I had an idea of caching the result of the contains call inside a family but that requires a fast hashCode function of the BitArray. The current version is pretty slow and the cache then slows down the performance :D At least in a quick&dirt try-out that I had.

tommyettinger commented 1 year ago

There's probably a few places in BitArray that could be sped up. The bit counting method should probably use https://kotlinlang.org/api/latest/jvm/stdlib/kotlin/count-one-bits.html , since that is more likely to use the JVM intrinsic when available or the popcnt instruction in some way from native code. Most of the per-bit loops currently do 64 iterations regardless of how many bits are set, so for sparse BitArrays they may check their inner conditional far more times than necessary.
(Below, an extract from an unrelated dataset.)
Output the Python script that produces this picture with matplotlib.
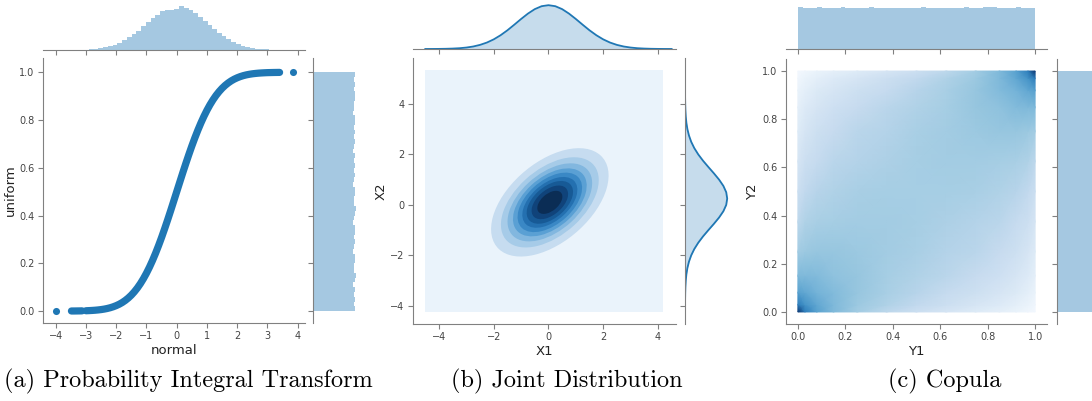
import numpy as np
import matplotlib
matplotlib.use("Agg")
import matplotlib.pyplot as plt
from matplotlib.patches import Ellipse, Rectangle
from matplotlib.colors import PowerNorm

# ---- data ----
# (a) probability integral transform: normal sample vs its CDF value
pit_x = [-3.0, -2.9, -2.8, -2.7, -2.6, -2.5, -2.4, -2.3, -2.2, -2.1, -2.0, -1.9, -1.8,
         -1.7, -1.6, -1.5, -1.4, -1.3, -1.2, -1.1, -1.0, -0.9, -0.8, -0.7, -0.6, -0.5,
         -0.4, -0.3, -0.2, -0.1, 0.0, 0.1, 0.2, 0.3, 0.4, 0.5, 0.6, 0.7, 0.8, 0.9, 1.0,
         1.1, 1.2, 1.3, 1.4, 1.5, 1.6, 1.7, 1.8, 1.9, 2.0, 2.1, 2.2, 2.3, 2.4, 2.5, 2.6,
         2.7, 2.8, 2.9, 3.0, 3.1, 3.2, 3.3, 3.4]
pit_y = [0.0013, 0.0019, 0.0026, 0.0035, 0.0047, 0.0062, 0.0082, 0.0107, 0.0139, 0.0179,
         0.0228, 0.0287, 0.0359, 0.0446, 0.0548, 0.0668, 0.0808, 0.0968, 0.1151, 0.1357,
         0.1587, 0.1841, 0.2119, 0.2420, 0.2743, 0.3085, 0.3446, 0.3821, 0.4207, 0.4602,
         0.5, 0.5398, 0.5793, 0.6179, 0.6554, 0.6915, 0.7257, 0.7580, 0.7881, 0.8159,
         0.8413, 0.8643, 0.8849, 0.9032, 0.9192, 0.9332, 0.9452, 0.9554, 0.9641, 0.9713,
         0.9772, 0.9821, 0.9861, 0.9893, 0.9918, 0.9938, 0.9953, 0.9965, 0.9974, 0.9981,
         0.9987, 0.9990, 0.9993, 0.9995, 0.9997]
pit_tail_x = [-3.48, -3.4, -3.3, -3.2, -3.13]
pit_tail_y = [0.0003, 0.0003, 0.0005, 0.0007, 0.0009]
pit_single_x = [-4.0, 3.84]
pit_single_y = [0.0, 1.0]

normal_hist = [0.0005, 0.001, 0.0015, 0.003, 0.004, 0.007, 0.011, 0.018, 0.028, 0.042,
               0.062, 0.088, 0.12, 0.165, 0.22, 0.29, 0.36, 0.44, 0.54, 0.63, 0.72, 0.80,
               0.88, 0.92, 0.91, 0.93, 1.0, 0.95, 0.91, 0.84, 0.75, 0.66, 0.57, 0.47, 0.39,
               0.31, 0.24, 0.18, 0.13, 0.097, 0.068, 0.047, 0.031, 0.020, 0.013, 0.008,
               0.005, 0.003, 0.002, 0.001]
uniform_hist = [0.97, 0.95, 0.99, 0.96, 0.98, 0.94, 0.97, 1.0, 0.96, 0.95, 0.98, 0.97, 0.93,
                0.96, 0.99, 0.95, 0.97, 0.98, 0.94, 0.96, 0.97, 1.0, 0.95, 0.96, 0.98, 0.97,
                0.94, 0.96, 0.99, 0.95, 0.97, 0.96, 0.98, 0.93, 0.96, 0.97, 0.95, 0.99, 0.96,
                0.98, 0.97, 0.94, 0.96, 0.95, 0.98, 0.97, 0.96, 0.99, 0.95, 0.97]

# (b) joint distribution: marginal KDE curves and nested density contours
kde_grid = [-4.5, -4.25, -4.0, -3.75, -3.5, -3.25, -3.0, -2.75, -2.5, -2.25, -2.0, -1.75,
            -1.5, -1.25, -1.0, -0.75, -0.5, -0.25, 0.0, 0.25, 0.5, 0.75, 1.0, 1.25, 1.5,
            1.75, 2.0, 2.25, 2.5, 2.75, 3.0, 3.25, 3.5, 3.75, 4.0, 4.25, 4.5]
kde_x1 = [0.0005, 0.0011, 0.0024, 0.0049, 0.0097, 0.018, 0.033, 0.057, 0.094, 0.147, 0.220,
          0.314, 0.427, 0.554, 0.685, 0.808, 0.910, 0.977, 1.0, 0.977, 0.910, 0.808, 0.685,
          0.554, 0.427, 0.314, 0.220, 0.147, 0.094, 0.057, 0.033, 0.018, 0.0097, 0.0049,
          0.0024, 0.0011, 0.0005]
kde_x2_grid = [-4.25, -4.0, -3.75, -3.5, -3.25, -3.0, -2.75, -2.5, -2.25, -2.0, -1.75, -1.5,
               -1.25, -1.0, -0.75, -0.5, -0.25, 0.0, 0.25, 0.5, 0.75, 1.0, 1.25, 1.5, 1.75,
               2.0, 2.25, 2.5, 2.75, 3.0, 3.25, 3.5, 3.75, 4.0, 4.25, 4.5, 4.75]
kde_x2 = kde_x1
contour_center = (0.05, 0.1)
contour_width = [5.25, 4.37, 3.78, 3.29, 2.88, 2.46, 2.07, 1.63, 1.12]
contour_height = [3.05, 2.54, 2.20, 1.92, 1.68, 1.43, 1.21, 0.95, 0.65]
contour_colors = ['#eaf3fb', '#c6dcf0', '#a6cbe8', '#82b7df', '#5aa0d4', '#3a88c5',
                  '#2470b0', '#175a96', '#10437a', '#0b2d55']
kde_box = (-4.5, -4.25, 4.2, 5.33)

# (c) copula: hexbin shade (0..1) on a grid of u, v nodes, plus flat marginals
cop_nodes = [0.0, 0.03, 0.08, 0.15, 0.25, 0.375, 0.5, 0.625, 0.75, 0.85, 0.92, 0.97, 1.0]
cop_shade = [
    [1.0, 0.65, 0.48, 0.37, 0.28, 0.20, 0.15, 0.11, 0.075, 0.05, 0.032, 0.017, 0.008],
    [0.65, 0.55, 0.45, 0.37, 0.30, 0.24, 0.19, 0.15, 0.11, 0.078, 0.054, 0.032, 0.017],
    [0.48, 0.45, 0.40, 0.36, 0.31, 0.26, 0.22, 0.18, 0.145, 0.11, 0.083, 0.054, 0.032],
    [0.37, 0.37, 0.36, 0.33, 0.31, 0.27, 0.24, 0.21, 0.175, 0.14, 0.11, 0.078, 0.05],
    [0.28, 0.30, 0.31, 0.31, 0.30, 0.28, 0.26, 0.23, 0.21, 0.175, 0.145, 0.11, 0.075],
    [0.20, 0.24, 0.26, 0.27, 0.28, 0.28, 0.27, 0.25, 0.23, 0.21, 0.18, 0.15, 0.11],
    [0.15, 0.19, 0.22, 0.24, 0.26, 0.27, 0.27, 0.27, 0.26, 0.24, 0.22, 0.19, 0.15],
    [0.11, 0.15, 0.18, 0.21, 0.23, 0.25, 0.27, 0.28, 0.28, 0.27, 0.26, 0.24, 0.20],
    [0.075, 0.11, 0.145, 0.175, 0.21, 0.23, 0.26, 0.28, 0.30, 0.31, 0.31, 0.30, 0.28],
    [0.05, 0.078, 0.11, 0.14, 0.175, 0.21, 0.24, 0.27, 0.31, 0.33, 0.36, 0.37, 0.37],
    [0.032, 0.054, 0.083, 0.11, 0.145, 0.18, 0.22, 0.26, 0.31, 0.36, 0.40, 0.45, 0.48],
    [0.017, 0.032, 0.054, 0.078, 0.11, 0.15, 0.19, 0.24, 0.30, 0.37, 0.45, 0.55, 0.65],
    [0.008, 0.017, 0.032, 0.05, 0.075, 0.11, 0.15, 0.20, 0.28, 0.37, 0.48, 0.65, 1.0],
]
y1_hist = [0.99, 0.98, 0.98, 0.97, 0.99, 0.98, 0.96, 0.97, 0.98, 0.99, 0.97, 0.96, 0.98,
           0.98, 0.97, 0.99, 0.98, 0.97, 0.96, 0.97, 0.98, 0.98, 0.97, 0.96, 0.97, 0.98,
           0.99, 0.98, 0.97, 0.98, 0.96, 0.97, 0.98, 0.97, 0.98, 0.99, 0.98, 0.97, 0.98,
           0.99, 1.0, 0.99, 0.98, 0.98, 0.97, 0.98, 0.99, 0.98, 0.97, 0.98]
y2_hist = [0.98, 0.97, 0.99, 0.98, 0.97, 0.98, 0.99, 0.97, 0.98, 0.96, 0.98, 0.99, 0.97,
           0.98, 0.98, 0.97, 0.99, 0.98, 0.97, 0.98, 0.96, 0.98, 0.99, 0.98, 0.97, 0.98,
           0.99, 0.97, 0.98, 0.98, 0.97, 0.99, 0.98, 0.96, 0.98, 0.97, 0.99, 0.98, 0.97,
           0.98, 0.99, 0.98, 0.97, 0.98, 0.98, 0.99, 0.97, 0.98, 0.99, 0.98]

captions = ['(a) Probability Integral Transform', '(b) Joint Distribution', '(c) Copula']

# ---- layout ----
W, H = 1092, 401
fig = plt.figure(figsize=(W / 100, H / 100), dpi=100)
blue = '#1f77b4'
spine_c = '#808080'


def px_axes(left, top, right, bottom):
    return fig.add_axes([left / W, 1 - bottom / H, (right - left) / W, (bottom - top) / H])


def style_main(ax):
    for s in ['top', 'right']:
        ax.spines[s].set_visible(False)
    for s in ['left', 'bottom']:
        ax.spines[s].set_color(spine_c)
    ax.tick_params(direction='out', length=3.5, color=spine_c, labelsize=7,
                   labelcolor='#444444', pad=2.5)


def style_top(ax, main):
    for s in ['top', 'right', 'left']:
        ax.spines[s].set_visible(False)
    ax.spines['bottom'].set_color(spine_c)
    ax.set_xticks(main.get_xticks())
    ax.set_xlim(main.get_xlim())
    ax.set_yticks([])
    ax.tick_params(direction='out', length=3.5, color=spine_c, labelbottom=False)


def style_right(ax, main):
    for s in ['top', 'right', 'bottom']:
        ax.spines[s].set_visible(False)
    ax.spines['left'].set_color(spine_c)
    ax.set_yticks(main.get_yticks())
    ax.set_ylim(main.get_ylim())
    ax.set_xticks([])
    ax.tick_params(direction='out', length=3.5, color=spine_c, labelleft=False)


lab = dict(fontsize=9.5, color='#222222')

# (a)
ax = px_axes(43, 58, 305, 323)
ax.plot(pit_x, pit_y, color=blue, lw=5.2, solid_capstyle='round')
ax.plot(pit_tail_x, pit_tail_y, color=blue, lw=5.2, solid_capstyle='round')
ax.scatter(pit_single_x, pit_single_y, s=26, color=blue, linewidths=0)
ax.set_xlim(-4.42, 4.24)
ax.set_ylim(-0.05, 1.06)
ax.set_xticks(range(-4, 5))
ax.set_yticks([0.0, 0.2, 0.4, 0.6, 0.8, 1.0])
style_main(ax)
ax.set_xlabel('normal', labelpad=2, **lab)
ax.set_ylabel('uniform', labelpad=2, **lab)

axt = px_axes(43, 3, 305, 50)
axt.stairs(normal_hist, np.linspace(-4.0, 3.84, len(normal_hist) + 1), fill=True,
           color=blue, alpha=0.4, linewidth=0)
axt.set_ylim(0, 1.07)
style_top(axt, ax)

axr = px_axes(313, 58, 358, 323)
axr.stairs(uniform_hist, np.linspace(0, 1, len(uniform_hist) + 1), fill=True,
           orientation='horizontal', color=blue, alpha=0.4, linewidth=0)
axr.set_xlim(0, 1.05)
style_right(axr, ax)

# (b)
ax = px_axes(413, 58, 676, 324)
x0, y0, x1, y1 = kde_box
ax.add_patch(Rectangle((x0, y0), x1 - x0, y1 - y0, color=contour_colors[0], lw=0))
for w, h, c in zip(contour_width, contour_height, contour_colors[1:]):
    ax.add_patch(Ellipse(contour_center, w, h, angle=45, color=c, lw=0))
ax.set_xlim(-4.95, 4.66)
ax.set_ylim(-4.72, 5.82)
ax.set_xticks([-4, -2, 0, 2, 4])
ax.set_yticks([-4, -2, 0, 2, 4])
style_main(ax)
ax.set_xlabel('X1', labelpad=2, **lab)
ax.set_ylabel('X2', labelpad=2, **lab)

axt = px_axes(413, 3, 676, 49)
axt.fill_between(kde_grid, kde_x1, color=blue, alpha=0.25, lw=0)
axt.plot(kde_grid, kde_x1, color=blue, lw=1.3)
axt.set_ylim(0, 1.05)
style_top(axt, ax)

axr = px_axes(685, 58, 731, 324)
axr.fill_betweenx(kde_x2_grid, kde_x2, color=blue, alpha=0.25, lw=0)
axr.plot(kde_x2, kde_x2_grid, color=blue, lw=1.3)
axr.set_xlim(0, 1.09)
style_right(axr, ax)

# (c)
ax = px_axes(786, 59, 1047, 324)
ax.pcolormesh(cop_nodes, cop_nodes, np.array(cop_shade), shading='gouraud',
              cmap='Blues', norm=PowerNorm(gamma=0.8, vmin=0, vmax=1))
ax.set_xlim(-0.05, 1.05)
ax.set_ylim(-0.05, 1.05)
ax.set_xticks([0.0, 0.2, 0.4, 0.6, 0.8, 1.0])
ax.set_yticks([0.0, 0.2, 0.4, 0.6, 0.8, 1.0])
style_main(ax)
ax.set_xlabel('Y1', labelpad=2, **lab)
ax.set_ylabel('Y2', labelpad=2, **lab)

axt = px_axes(786, 3, 1047, 49)
axt.stairs(y1_hist, np.linspace(0, 1, len(y1_hist) + 1), fill=True,
           color=blue, alpha=0.4, linewidth=0)
axt.set_ylim(0, 1.09)
style_top(axt, ax)

axr = px_axes(1057, 59, 1102, 324)
axr.stairs(y2_hist, np.linspace(0, 1, len(y2_hist) + 1), fill=True,
           orientation='horizontal', color=blue, alpha=0.4, linewidth=0)
axr.set_xlim(0, 1.05)
style_right(axr, ax)

# captions
for xpos, txt in zip([4, 451, 888], captions):
    fig.text(xpos / W, 1 - 381 / H, txt, family='cmr10', fontsize=17.5,
             ha='left', va='center', color='black')

fig.savefig('out.png', dpi=100)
I'm not especially familiar with idiomatic Kotlin style, but I'd suggest looking for existing high-performance BitSet/BitArray implementations in Kotlin, and seeing how they do it in the source code. The hashCode() question is an interesting one; contains() seems to be implemented quite well already, so optimizing it could be a challenge (as you found).

I think I'll tinker with bitArray.kt some, and submit a PR if I see any performance gains.